A review by mburnamfink
A History of Warfare by John Keegan

4.0

Keegan is still the preeminent military history, and in this grand and sprawling book he attempts a synthetic history of warfare from the pre-historic dawn to the atomic age. Boldly staking a claim that Clausewitz's famous epigram "war is the continuation of politics by other means" is substantially misguided, a parallel to Marx's misguided grand theory of history, he instead provides a tour through four different types of warfare that is a lot of fun, but on the whole not terribly convincing.

Keegan begins in pre-history. Although the anthropological record makes it difficult to draw precise conclusions about prehistorical warfare, the extinction of North American megafauna provides clear evidence that mankind was a deadly killer, while ancient burials of people killed by flint points indicates that these tools were used against humans. Anthropological studies of hunter-gatherers in the Amazon and Papua New Guinea reveal that violence is endemic, though war is carefully circumscribed by rituals and taboos that describe how violence can be escalated, and where its limits are. This war is typically an arranged skirmish with relatively flimsy ranged weapons which can be easily dodged, and is fought to avenge an insult or for the sheer joy of it.

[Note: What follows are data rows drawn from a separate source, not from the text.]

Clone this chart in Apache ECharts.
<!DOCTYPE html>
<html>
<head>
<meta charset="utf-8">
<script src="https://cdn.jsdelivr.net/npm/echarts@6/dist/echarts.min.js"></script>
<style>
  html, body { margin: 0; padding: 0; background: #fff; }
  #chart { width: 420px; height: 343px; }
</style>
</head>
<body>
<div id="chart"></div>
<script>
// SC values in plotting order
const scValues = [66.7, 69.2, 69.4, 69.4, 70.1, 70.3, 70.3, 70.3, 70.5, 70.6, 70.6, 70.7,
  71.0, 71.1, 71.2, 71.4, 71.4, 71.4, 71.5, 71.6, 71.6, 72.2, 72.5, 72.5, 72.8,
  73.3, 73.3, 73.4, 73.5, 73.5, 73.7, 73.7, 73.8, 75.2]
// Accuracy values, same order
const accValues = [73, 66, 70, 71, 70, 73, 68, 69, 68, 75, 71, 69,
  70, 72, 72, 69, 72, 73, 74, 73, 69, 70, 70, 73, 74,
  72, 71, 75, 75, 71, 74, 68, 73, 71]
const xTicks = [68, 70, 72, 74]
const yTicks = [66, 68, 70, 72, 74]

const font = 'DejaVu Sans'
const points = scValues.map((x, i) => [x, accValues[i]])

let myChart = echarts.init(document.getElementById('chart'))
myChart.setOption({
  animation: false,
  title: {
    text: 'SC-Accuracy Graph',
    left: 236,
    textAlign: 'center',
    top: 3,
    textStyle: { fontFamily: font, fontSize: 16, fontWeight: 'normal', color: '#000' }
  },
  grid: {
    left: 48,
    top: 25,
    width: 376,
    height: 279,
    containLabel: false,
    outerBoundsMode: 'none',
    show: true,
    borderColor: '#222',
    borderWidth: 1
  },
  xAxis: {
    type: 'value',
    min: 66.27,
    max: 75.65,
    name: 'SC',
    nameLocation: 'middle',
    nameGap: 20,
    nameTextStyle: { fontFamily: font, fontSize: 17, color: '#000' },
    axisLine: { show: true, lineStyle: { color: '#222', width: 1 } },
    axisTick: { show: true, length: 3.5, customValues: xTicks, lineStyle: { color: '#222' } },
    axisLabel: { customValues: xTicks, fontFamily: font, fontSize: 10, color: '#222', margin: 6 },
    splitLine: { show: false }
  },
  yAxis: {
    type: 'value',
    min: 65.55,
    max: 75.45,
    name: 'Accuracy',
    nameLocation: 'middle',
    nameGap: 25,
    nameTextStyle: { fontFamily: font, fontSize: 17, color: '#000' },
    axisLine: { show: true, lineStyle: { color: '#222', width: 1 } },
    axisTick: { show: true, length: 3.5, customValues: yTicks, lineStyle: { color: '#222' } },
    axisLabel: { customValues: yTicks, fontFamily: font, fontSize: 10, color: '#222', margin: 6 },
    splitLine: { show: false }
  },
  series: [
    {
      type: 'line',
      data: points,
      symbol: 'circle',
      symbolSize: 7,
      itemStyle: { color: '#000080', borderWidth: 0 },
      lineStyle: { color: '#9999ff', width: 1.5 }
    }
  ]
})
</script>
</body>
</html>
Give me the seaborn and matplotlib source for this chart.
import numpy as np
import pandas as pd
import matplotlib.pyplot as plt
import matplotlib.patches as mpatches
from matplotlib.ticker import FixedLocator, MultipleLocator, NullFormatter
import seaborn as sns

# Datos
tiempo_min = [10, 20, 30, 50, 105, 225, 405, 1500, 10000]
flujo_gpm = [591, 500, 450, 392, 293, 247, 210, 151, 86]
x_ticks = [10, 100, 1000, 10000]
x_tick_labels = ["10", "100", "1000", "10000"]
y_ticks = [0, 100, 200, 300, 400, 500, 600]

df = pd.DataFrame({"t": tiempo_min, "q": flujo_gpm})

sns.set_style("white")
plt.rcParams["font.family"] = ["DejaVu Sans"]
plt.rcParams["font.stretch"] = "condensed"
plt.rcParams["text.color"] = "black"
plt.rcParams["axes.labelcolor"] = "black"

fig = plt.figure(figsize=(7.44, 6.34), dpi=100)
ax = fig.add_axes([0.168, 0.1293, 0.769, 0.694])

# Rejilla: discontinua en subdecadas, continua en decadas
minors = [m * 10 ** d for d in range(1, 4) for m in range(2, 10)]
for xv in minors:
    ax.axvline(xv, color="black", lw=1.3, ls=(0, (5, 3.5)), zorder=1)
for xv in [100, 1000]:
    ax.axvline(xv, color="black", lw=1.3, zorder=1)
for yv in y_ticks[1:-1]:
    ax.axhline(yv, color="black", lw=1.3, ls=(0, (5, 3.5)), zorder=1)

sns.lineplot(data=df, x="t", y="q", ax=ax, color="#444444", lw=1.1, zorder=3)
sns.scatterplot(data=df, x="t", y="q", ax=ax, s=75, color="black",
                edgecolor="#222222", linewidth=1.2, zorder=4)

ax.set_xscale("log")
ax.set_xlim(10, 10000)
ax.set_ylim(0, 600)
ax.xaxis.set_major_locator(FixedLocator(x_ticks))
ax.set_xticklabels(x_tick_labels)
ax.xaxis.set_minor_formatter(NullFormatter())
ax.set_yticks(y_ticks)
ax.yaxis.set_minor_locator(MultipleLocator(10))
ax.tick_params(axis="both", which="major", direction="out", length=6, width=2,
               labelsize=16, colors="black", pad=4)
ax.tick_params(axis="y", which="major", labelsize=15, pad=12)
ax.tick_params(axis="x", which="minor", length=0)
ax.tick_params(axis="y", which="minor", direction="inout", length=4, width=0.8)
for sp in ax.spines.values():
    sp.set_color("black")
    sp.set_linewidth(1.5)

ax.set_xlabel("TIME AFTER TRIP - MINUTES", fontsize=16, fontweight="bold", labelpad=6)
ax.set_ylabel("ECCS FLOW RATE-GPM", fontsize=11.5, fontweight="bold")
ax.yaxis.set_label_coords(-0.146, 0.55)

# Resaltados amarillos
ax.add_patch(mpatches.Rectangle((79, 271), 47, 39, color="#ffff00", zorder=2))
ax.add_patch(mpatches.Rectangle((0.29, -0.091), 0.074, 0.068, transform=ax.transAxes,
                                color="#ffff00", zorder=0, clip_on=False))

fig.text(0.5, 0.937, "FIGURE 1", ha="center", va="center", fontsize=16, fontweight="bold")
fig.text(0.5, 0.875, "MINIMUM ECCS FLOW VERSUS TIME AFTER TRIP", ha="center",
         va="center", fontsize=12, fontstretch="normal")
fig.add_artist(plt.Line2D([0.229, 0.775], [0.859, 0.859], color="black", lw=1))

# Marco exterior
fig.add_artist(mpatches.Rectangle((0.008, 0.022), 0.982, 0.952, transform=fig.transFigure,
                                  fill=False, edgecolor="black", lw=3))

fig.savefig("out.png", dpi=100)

The first military technology revolution was the combination of the composite bow and chariot, which along with bronze armor and weapons, made a small military elite truly invincible in combat, able to circle masses of foot-soldiers and pick them off at will. Cavalry replaced chariots, but the light missile cavalry solidified as one of the dominant military strategies on Earth, as waves of steppe nomads from the Scythians to the Mongols poured out from endless plains to raid settled lands, occasionally invading and supplanting the existing rulers. In Keegan's reading, steppe nomads fought war not to rule, but because they enjoyed war itself, and the plunder was more lucrative than trading. When they did conquer, as in Turkey, they set up microcosmic steppe camps in the center of their palaces.

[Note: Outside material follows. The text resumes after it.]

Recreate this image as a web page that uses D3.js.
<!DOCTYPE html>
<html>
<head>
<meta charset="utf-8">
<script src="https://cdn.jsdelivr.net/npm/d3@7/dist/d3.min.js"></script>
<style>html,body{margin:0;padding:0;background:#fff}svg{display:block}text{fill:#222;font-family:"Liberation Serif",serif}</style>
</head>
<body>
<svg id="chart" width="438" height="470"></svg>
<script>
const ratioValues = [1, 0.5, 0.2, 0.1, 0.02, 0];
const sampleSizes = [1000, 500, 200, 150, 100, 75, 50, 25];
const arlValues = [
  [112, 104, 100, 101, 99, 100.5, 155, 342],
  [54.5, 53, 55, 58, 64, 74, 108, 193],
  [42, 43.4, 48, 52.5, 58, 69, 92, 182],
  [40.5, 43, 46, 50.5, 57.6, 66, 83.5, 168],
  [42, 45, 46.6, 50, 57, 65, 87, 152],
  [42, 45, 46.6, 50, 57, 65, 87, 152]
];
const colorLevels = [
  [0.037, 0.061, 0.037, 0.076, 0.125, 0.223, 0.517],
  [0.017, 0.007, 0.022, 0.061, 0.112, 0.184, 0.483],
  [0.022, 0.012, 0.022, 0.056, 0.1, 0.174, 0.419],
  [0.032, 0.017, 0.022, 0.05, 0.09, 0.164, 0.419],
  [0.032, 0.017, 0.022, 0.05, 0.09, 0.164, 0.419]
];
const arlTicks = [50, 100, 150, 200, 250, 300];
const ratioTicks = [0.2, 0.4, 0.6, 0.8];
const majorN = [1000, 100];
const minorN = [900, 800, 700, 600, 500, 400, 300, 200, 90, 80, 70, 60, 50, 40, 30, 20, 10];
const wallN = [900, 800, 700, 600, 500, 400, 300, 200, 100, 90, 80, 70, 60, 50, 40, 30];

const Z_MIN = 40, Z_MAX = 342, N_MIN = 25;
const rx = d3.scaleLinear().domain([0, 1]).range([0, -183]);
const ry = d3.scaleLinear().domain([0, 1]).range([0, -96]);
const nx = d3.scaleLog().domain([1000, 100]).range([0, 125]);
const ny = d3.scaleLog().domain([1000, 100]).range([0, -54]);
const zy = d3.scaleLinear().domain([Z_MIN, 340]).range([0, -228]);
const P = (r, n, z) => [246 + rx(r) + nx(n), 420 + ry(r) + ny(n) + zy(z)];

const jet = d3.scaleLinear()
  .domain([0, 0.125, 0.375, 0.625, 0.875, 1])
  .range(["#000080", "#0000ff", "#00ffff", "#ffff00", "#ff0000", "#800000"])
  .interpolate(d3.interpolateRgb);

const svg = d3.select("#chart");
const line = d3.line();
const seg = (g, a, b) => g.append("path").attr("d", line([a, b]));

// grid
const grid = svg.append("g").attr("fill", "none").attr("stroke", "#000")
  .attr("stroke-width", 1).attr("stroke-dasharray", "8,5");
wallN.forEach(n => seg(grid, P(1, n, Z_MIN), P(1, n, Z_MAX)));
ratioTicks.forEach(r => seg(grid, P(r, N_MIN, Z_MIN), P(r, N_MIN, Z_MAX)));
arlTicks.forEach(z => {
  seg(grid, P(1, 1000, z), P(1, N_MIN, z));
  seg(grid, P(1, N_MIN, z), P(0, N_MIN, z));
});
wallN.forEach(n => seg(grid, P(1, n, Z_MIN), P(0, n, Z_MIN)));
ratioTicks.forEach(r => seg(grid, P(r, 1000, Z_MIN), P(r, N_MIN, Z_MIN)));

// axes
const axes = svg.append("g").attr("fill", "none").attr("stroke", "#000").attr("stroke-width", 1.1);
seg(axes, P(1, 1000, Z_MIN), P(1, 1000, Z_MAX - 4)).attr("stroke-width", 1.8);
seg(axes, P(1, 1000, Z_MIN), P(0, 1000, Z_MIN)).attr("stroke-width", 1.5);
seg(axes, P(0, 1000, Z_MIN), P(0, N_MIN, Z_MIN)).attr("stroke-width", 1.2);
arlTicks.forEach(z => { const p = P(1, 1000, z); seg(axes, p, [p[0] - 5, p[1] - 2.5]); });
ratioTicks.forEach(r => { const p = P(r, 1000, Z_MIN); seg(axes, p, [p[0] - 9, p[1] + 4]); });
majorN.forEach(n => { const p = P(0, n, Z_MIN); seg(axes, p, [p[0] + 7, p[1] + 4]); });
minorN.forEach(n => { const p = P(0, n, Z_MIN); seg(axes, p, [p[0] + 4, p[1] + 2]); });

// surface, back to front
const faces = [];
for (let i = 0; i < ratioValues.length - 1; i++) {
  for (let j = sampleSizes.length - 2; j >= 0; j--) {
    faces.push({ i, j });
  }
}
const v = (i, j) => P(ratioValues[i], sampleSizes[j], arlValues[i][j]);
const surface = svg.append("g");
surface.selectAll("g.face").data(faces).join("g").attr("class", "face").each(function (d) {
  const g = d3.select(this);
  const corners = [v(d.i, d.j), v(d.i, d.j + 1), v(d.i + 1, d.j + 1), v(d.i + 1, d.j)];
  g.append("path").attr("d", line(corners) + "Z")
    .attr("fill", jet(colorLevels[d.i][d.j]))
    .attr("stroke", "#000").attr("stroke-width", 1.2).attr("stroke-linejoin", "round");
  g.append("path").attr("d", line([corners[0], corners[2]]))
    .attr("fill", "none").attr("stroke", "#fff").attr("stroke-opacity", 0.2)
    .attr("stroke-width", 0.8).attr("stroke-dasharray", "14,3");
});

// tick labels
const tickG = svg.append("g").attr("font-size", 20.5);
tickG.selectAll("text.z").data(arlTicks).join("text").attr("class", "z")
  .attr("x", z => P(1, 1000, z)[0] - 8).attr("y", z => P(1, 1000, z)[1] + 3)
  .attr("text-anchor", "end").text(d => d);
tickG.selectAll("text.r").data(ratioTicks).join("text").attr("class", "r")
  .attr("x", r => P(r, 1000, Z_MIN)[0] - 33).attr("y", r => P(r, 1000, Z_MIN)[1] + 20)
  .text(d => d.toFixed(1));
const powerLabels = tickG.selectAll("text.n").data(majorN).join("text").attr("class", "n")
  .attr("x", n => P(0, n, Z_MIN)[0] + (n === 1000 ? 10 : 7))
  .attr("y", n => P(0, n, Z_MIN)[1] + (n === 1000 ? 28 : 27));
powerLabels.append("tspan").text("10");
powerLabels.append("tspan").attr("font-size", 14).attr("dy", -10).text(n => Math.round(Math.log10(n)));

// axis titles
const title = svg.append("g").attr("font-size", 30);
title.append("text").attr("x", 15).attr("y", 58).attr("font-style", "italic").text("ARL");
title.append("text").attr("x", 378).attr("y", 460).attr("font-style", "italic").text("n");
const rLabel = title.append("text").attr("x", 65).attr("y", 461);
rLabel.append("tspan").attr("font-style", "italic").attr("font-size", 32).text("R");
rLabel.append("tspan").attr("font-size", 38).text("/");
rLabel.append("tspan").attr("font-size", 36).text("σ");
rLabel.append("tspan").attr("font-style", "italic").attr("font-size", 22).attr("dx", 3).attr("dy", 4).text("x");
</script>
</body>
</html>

Against the Oriental style of the steppe nomads, Keegan puts the Western style of the Greek phalanx and Roman legion, where armored infantry (and later heavy cavalry) sought a decisive clash of arms. The Western style was not without it's mysticism. Keegan suggests the Greeks sought to limit wars to battles which could be resolved quickly, on prearranged flat spaces, rather than lengthy campaigns to despoil the countryside. Rome raised infantry to an imperial power, while the Dark Ages successors were caught between precepts of Christian pacifism and feudal notions of honor.

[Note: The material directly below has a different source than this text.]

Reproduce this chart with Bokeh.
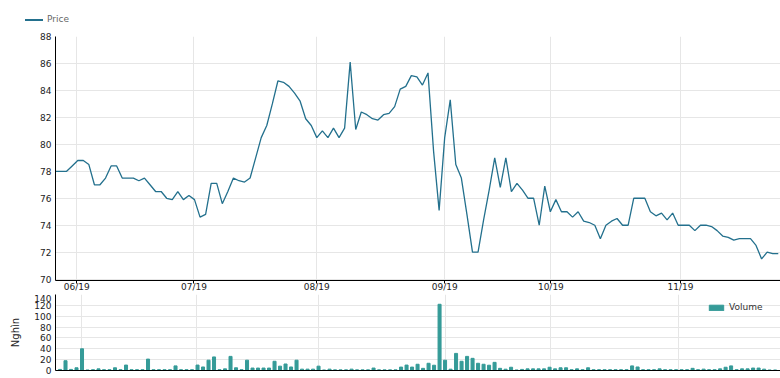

Western and Oriental styles of war existed in uneasy equilibrium. Heavy infantry could not successful invade steppe lands, but nomadic forces required huge herds of remounts, and could not sustain themselves in settled territories. The fourth style of army, the gunpowder armies that developed from the mercenary companies of 15th central Europe into the royal regiments of new nation-states, were something different. Drill and technology combined the ranged firepower of nomads with the endurance of heavy infantry. Military discipline could be mastered in a matter of weeks, as opposed to a lifetime of training. Only in the Napoleonic Wars does Keegan see Clausewitz's unit of politics and warfare, as the French revolution mobilized the entire people for military purposes. The logic of mass mobilization reached its zenith in the total wars of the 20th century: the slaughter along the Western Front of WW1, the genocides and aerial bombings of WW2, and the atomic apocalypse of a future WW3.

Written in the wake of the fall of the Berlin Wall and the triumph of high-tech interventionism that the Gulf War, Keegan can't foresee the rise of terrorism and the endless 'hybrid wars' of the 21st century. And while the book is enjoyable, if so very Orientalist, Keegan's argument is weakened by the narrowness of his definition of politics, which seem to be something only states and ministers can engage in. Rather, a more expansive definition of politics (I like the "art of reconciling human aspirations") shows that organized violence, even in the absence of states, can be political, and that cannons speak when words cannot be reconciled. As much as he claims to banish a false 'grand theory', Keegan raises another one weakly grounded on culture, that does not bear much rigor.